Minor self-citation to Zhu (2022) method paper; central inference is data-driven fitting with no reduction by construction

specific steps
  1. self citation load bearing [Abstract]
    "This work follows an earlier work of Zhu (2022) and derive the intrinsic multiplicity distribution of giant planets (with masses above Saturn mass) from two independent radial velocity (RV) surveys."

    The core inference procedure is imported from the overlapping-author prior paper; while the current application to new samples yields independent numerical results, the self-citation is the sole justification for the fitting methodology used to obtain the reported fractions.

full rationale

The paper applies the multiplicity inference framework from the author's prior work (Zhu 2022) to cleaned HARPS and CLS RV data, fitting assumed intrinsic fractions (1-planet, 2-planet, etc.) against observed detections after applying survey-specific completeness corrections. This is standard forward modeling; the output fractions are not equivalent to any prior fitted constants or self-cited inputs by construction. The self-citation supports the method but is not load-bearing for the new numerical results or the comparison to scattering models. No self-definitional loops, fitted inputs renamed as predictions, or ansatz smuggling occur. The derivation remains self-contained against the external RV catalogs and completeness functions.
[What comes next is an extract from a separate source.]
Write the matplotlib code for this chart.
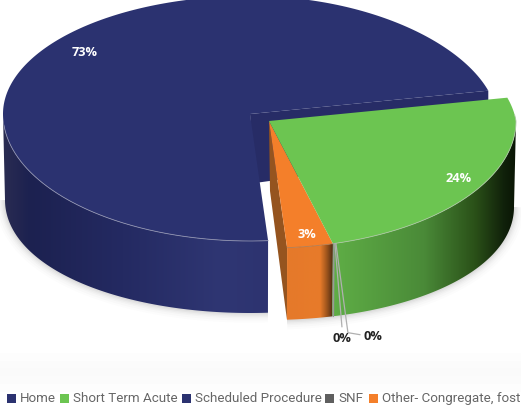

Axiom & Free-Parameter Ledger

1 free parameters · 2 axioms · 0 invented entities

The central claim rests on statistical inference from RV detections that assumes standard completeness models and representative samples after cleaning; no new entities are introduced.

free parameters (1)
  • multiplicity fractions per survey
    Fitted values (e.g., 7.8%, 2.3%) chosen to match observed planet counts after completeness correction.
axioms (2)
  • domain assumption RV detection completeness is known and can be inverted to recover intrinsic occurrence rates
    Invoked to convert observed detections into intrinsic multiplicity percentages.
  • domain assumption Cleaned survey samples are unbiased representatives of Sun-like stars
    Required for generalizing the fractions to the broader population.